Rather than find a way to help people quit, BAT wants to block this process. Its goal is to "convert" dissonant smokers to other forms of nicotine use. It illustrates this in the slide below - conceptualizing that on the road to conversion the company must gain trust, and move people from thinking "Should I give up or cut back?" to "It's part of my life."


A new approach to marketing 
In its quest to "convert" would-be quitters, to establish "new behaviours" and to "acquire.. new consumers" BAT has designed a marketing approach that goes beyond the 4Ps (product, place, promotion, price) that served the industry well in recruiting 1 billion or so smokers world wide.

Now it says there is "a very different marketing 'job to be done''. It presents a series of "consumer engagements" that develop from "acquisition" (experimentation) to "conversion" and "loyalty" (addiction?).

Countries which have aligned their promotional restrictions with the FCTC article 13 guidelines on tobacco promotion will find themselves with little regulatory protection against the "social selling",  "automated hypercare" tactics that are foreshadowed here.

A cynical view of unfilled needs.
I will leave to the philosophers and economists to describe how BAT is approaching the utility or considerations that might influence a consumer to use the various products that the company has on offer. "Performance" seems to be their code-word for addiction, but the other factors it names -  affordability, social consideration, potential for reduced risk, exploration, self balance and connectedness speak to a much more granular view of attraction of smoking/using nicotine than is often presented.
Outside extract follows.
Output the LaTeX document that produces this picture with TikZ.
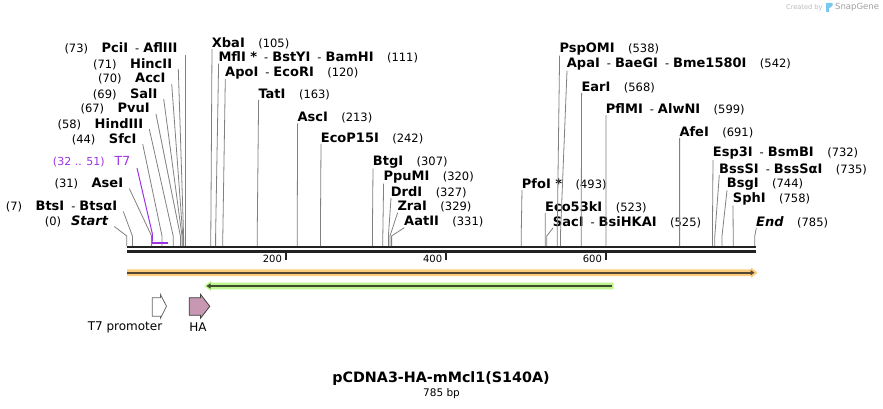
\documentclass[tikz,border=0pt]{standalone}
\usepackage{fontspec}
\setmainfont{DejaVu Sans}
\usetikzlibrary{arrows.meta,calc}
\definecolor{siteline}{RGB}{128,128,128}
\definecolor{seqc}{RGB}{34,34,34}
\definecolor{t7purple}{RGB}{155,50,230}
\definecolor{orfill}{RGB}{252,204,122}
\definecolor{orline}{RGB}{85,72,50}
\definecolor{grfill}{RGB}{190,244,140}
\definecolor{grline}{RGB}{60,78,45}
\definecolor{hapink}{RGB}{200,152,178}
\definecolor{credgray}{RGB}{185,185,185}
\definecolor{logoblue}{RGB}{120,200,240}
\newcommand{\enz}[1]{{\fontsize{13}{15}\selectfont\bfseries #1}}
\newcommand{\bpnum}[1]{{\fontsize{11.5}{13}\selectfont (#1)}}
\newcommand{\dsh}{\hspace{7pt}{\fontsize{11.5}{13}\selectfont -}\hspace{4pt}}
\newcommand{\gap}{\hspace{13.5pt}}
% right-side cut line: from label anchor to site
\newcommand{\rcut}[2]{\draw[sl] ($(#1.south west)+(0.3,0)$) -- ({126.8+0.8*#2},236) -- ({126.8+0.8*#2},246.2);}
\newcommand{\lcut}[2]{\draw[sl] ($(#1.east)+(6,5)$) -- ({126.8+0.8*#2},236) -- ({126.8+0.8*#2},246.2);}
\begin{document}
\begin{tikzpicture}[x=1pt,y=-1pt,
  sl/.style={draw=siteline, line width=0.8pt},
  rl/.style={anchor=west, inner sep=0pt},
  ll/.style={anchor=east, inner sep=0pt}]
\useasboundingbox (0,0) rectangle (883,409);

% ---------- features ----------
\fill[orfill] (127,269.4) -- (751,269.4) -- (751,267.5) -- (757.5,272.7) -- (751,277.9) -- (751,276) -- (127,276) -- cycle;
\draw[orline, line width=1.8pt, -{Triangle[length=4pt,width=5pt]}] (127,272.7) -- (754.5,272.7);
\fill[grfill] (613.5,282.7) -- (211,282.7) -- (211,280.8) -- (204.3,286) -- (211,291.2) -- (211,289.3) -- (613.5,289.3) -- cycle;
\draw[grline, line width=1.8pt, -{Triangle[length=4pt,width=5pt]}] (611.5,286) -- (206.5,286);

\draw[draw=gray!80!black, fill=white, line width=0.8pt] (152.3,297.7) -- (160.5,297.7) -- (160.5,294.5) -- (166.5,306.3) -- (160.5,318.1) -- (160.5,316.2) -- (152.3,316.2) -- cycle;
\draw[draw=black!75, fill=hapink, line width=0.8pt] (189.2,297.7) -- (200.5,297.7) -- (200.5,294.3) -- (209.8,306.3) -- (200.5,318.3) -- (200.5,315.3) -- (189.2,315.3) -- cycle;
\node[font=\fontsize{12}{14}\selectfont, inner sep=0pt] (t7prom) at (125,327.5) {T7 promoter};
\node[font=\fontsize{12}{14}\selectfont, inner sep=0pt] (ha) at (198,327.5) {HA};

% ---------- sequence ----------
\draw[seqc, line width=2.3pt] (126.7,247.3) -- (755.7,247.3);
\draw[seqc, line width=2.3pt] (126.7,251.4) -- (755.7,251.4);
\foreach \tx/\tl in {285.7/200, 446/400, 605.7/600}{
  \draw[seqc, line width=1.6pt] (\tx,252) -- (\tx,259.6);
  \node[anchor=east, inner sep=0pt, font=\fontsize{10}{12}\selectfont] (tick\tl) at (\tx-3.6,258.7) {\tl};
}

% ---------- left column ----------
\node[ll] (pci) at (177.7,48) {\bpnum{73}\gap\enz{PciI}\dsh\enz{AflIII}};
\node[ll] (hinc) at (172.3,64) {\bpnum{71}\gap\enz{HincII}};
\node[ll] (acc) at (165.7,79) {\bpnum{70}\gap\enz{AccI}};
\node[ll] (sal) at (157.7,94) {\bpnum{69}\gap\enz{SalI}};
\node[ll] (pvu) at (150,109) {\bpnum{67}\gap\enz{PvuI}};
\node[ll] (hind) at (143.3,124) {\bpnum{58}\gap\enz{HindIII}};
\node[ll] (sfc) at (136.7,139) {\bpnum{44}\gap\enz{SfcI}};
\node[ll, text=t7purple] (t7) at (130.5,162) {{\fontsize{11}{13}\selectfont (32 .. 51)}\hspace{10pt}{\fontsize{12.5}{14}\selectfont T7}};
\node[ll] (ase) at (123.3,183.5) {\bpnum{31}\gap\enz{AseI}};
\node[ll] (bts) at (117.3,206.5) {\bpnum{7}\gap\enz{BtsI}\dsh\enz{BtsαI}};
\node[ll] (start) at (108.3,221.5) {\bpnum{0}\hspace{10pt}\enz{\itshape Start}};

\draw[sl] ({126.8+0.8*73},55) -- ({126.8+0.8*73},246.2);
\lcut{hinc}{71}
\lcut{acc}{70}
\lcut{sal}{69}
\lcut{pvu}{67}
\lcut{hind}{58}
\lcut{sfc}{44}
\lcut{ase}{31}
\lcut{bts}{7}
\lcut{start}{0}
\draw[t7purple, line width=1pt] ($(t7.east)+(6.5,6)$) -- ({126.8+0.8*32},234) -- ({126.8+0.8*32},241.5);
\draw[t7purple, line width=2pt] ({126.8+0.8*32},242.5) -- ({126.8+0.8*51},242.5);

% ---------- right labels ----------
\node[rl] (xba) at (211.7,43.3) {\enz{XbaI}\gap\bpnum{105}};
\node[rl] (mfl) at (218.3,57.7) {\enz{MflI *}\dsh\enz{BstYI}\dsh\enz{BamHI}\gap\bpnum{111}};
\node[rl] (apo) at (225,72.7) {\enz{ApoI}\dsh\enz{EcoRI}\gap\bpnum{120}};
\node[rl] (tat) at (258.3,94.3) {\enz{TatI}\gap\bpnum{163}};
\node[rl] (asc) at (297.3,117.7) {\enz{AscI}\gap\bpnum{213}};
\node[rl] (ecop) at (320.7,138.3) {\enz{EcoP15I}\gap\bpnum{242}};
\node[rl] (btg) at (372.7,162.3) {\enz{BtgI}\gap\bpnum{307}};
\node[rl] (ppu) at (383.3,177.3) {\enz{PpuMI}\gap\bpnum{320}};
\node[rl] (drd) at (390.7,192.3) {\enz{DrdI}\gap\bpnum{327}};
\node[rl] (zra) at (397.3,207) {\enz{ZraI}\gap\bpnum{329}};
\node[rl] (aat) at (404,222) {\enz{AatII}\gap\bpnum{331}};
\node[rl] (pfo) at (521.7,184) {\enz{PfoI *}\gap\bpnum{493}};
\node[rl] (eco53) at (545,207) {\enz{Eco53kI}\gap\bpnum{523}};
\node[rl] (sac) at (552.7,222) {\enz{SacI}\dsh\enz{BsiHKAI}\gap\bpnum{525}};
\node[rl] (pspo) at (559.3,49.3) {\enz{PspOMI}\gap\bpnum{538}};
\node[rl] (apa) at (566.7,64.3) {\enz{ApaI}\dsh\enz{BaeGI}\dsh\enz{Bme1580I}\gap\bpnum{542}};
\node[rl] (ear) at (581.3,87.3) {\enz{EarI}\gap\bpnum{568}};
\node[rl] (pflm) at (605.7,109.3) {\enz{PflMI}\dsh\enz{AlwNI}\gap\bpnum{599}};
\node[rl] (afe) at (679.3,132) {\enz{AfeI}\gap\bpnum{691}};
\node[rl] (esp) at (712.7,153.5) {\enz{Esp3I}\dsh\enz{BsmBI}\gap\bpnum{732}};
\node[rl] (bsss) at (719,169) {\enz{BssSI}\dsh\enz{BssSαI}\gap\bpnum{735}};
\node[rl] (bsg) at (726.7,184) {\enz{BsgI}\gap\bpnum{744}};
\node[rl] (sph) at (732.7,199) {\enz{SphI}\gap\bpnum{758}};
\node[rl] (endl) at (756,222) {\enz{\itshape End}\gap\bpnum{785}};

\rcut{xba}{105}
\rcut{mfl}{111}
\rcut{apo}{120}
\rcut{tat}{163}
\rcut{asc}{213}
\rcut{ecop}{242}
\rcut{btg}{307}
\rcut{ppu}{320}
\rcut{drd}{327}
\rcut{zra}{329}
\rcut{aat}{331}
\rcut{pfo}{493}
\rcut{eco53}{523}
\rcut{sac}{525}
\rcut{pspo}{538}
\rcut{apa}{542}
\rcut{ear}{568}
\rcut{pflm}{599}
\rcut{afe}{691}
\rcut{esp}{732}
\rcut{bsss}{735}
\rcut{bsg}{744}
\rcut{sph}{758}
\rcut{endl}{785}

% ---------- title ----------
\node[inner sep=0pt, font=\fontsize{14.3}{16}\selectfont\bfseries] (title) at (441,378.5) {pCDNA3-HA-mMcl1(S140A)};
\node[inner sep=0pt, font=\fontsize{10.5}{12}\selectfont] (len) at (441.5,393.3) {785 bp};

% ---------- credit ----------
\node[anchor=west, inner sep=0pt, text=credgray, font=\fontsize{6.6}{8}\selectfont] (cred) at (786,7.3) {Created by};
\fill[logoblue] (826.3,2.8) rectangle (828.6,12.2);
\fill[logoblue] (828.6,2.8) -- (832.2,2.8) .. controls (833.8,4.5) and (832,7.5) .. (828.6,8.2) -- cycle;
\node[anchor=west, inner sep=0pt, text=gray!75, font=\fontsize{8.5}{10}\selectfont] (snap) at (835,7.3) {SnapGene};
\end{tikzpicture}
\end{document}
This is not the first time that this industry has identified the human desire for autonomy, experience and social acceptance as needs to be filled with an addictive product. It's not often it is laid out quite so unabashedly!



There is much more insight into the plans of this company and the possible road ahead that can be mined from these presentations. What is not so clear is how -- and when -- those of us who are concerned with public health and have a responsibility to protect it will respond.


* You have to affirm before accessing them that you are an institutional investor or shareholder. With our forced investments in the company through the Canada Pension Plan Investment Board, Canadians workers certainly qualify.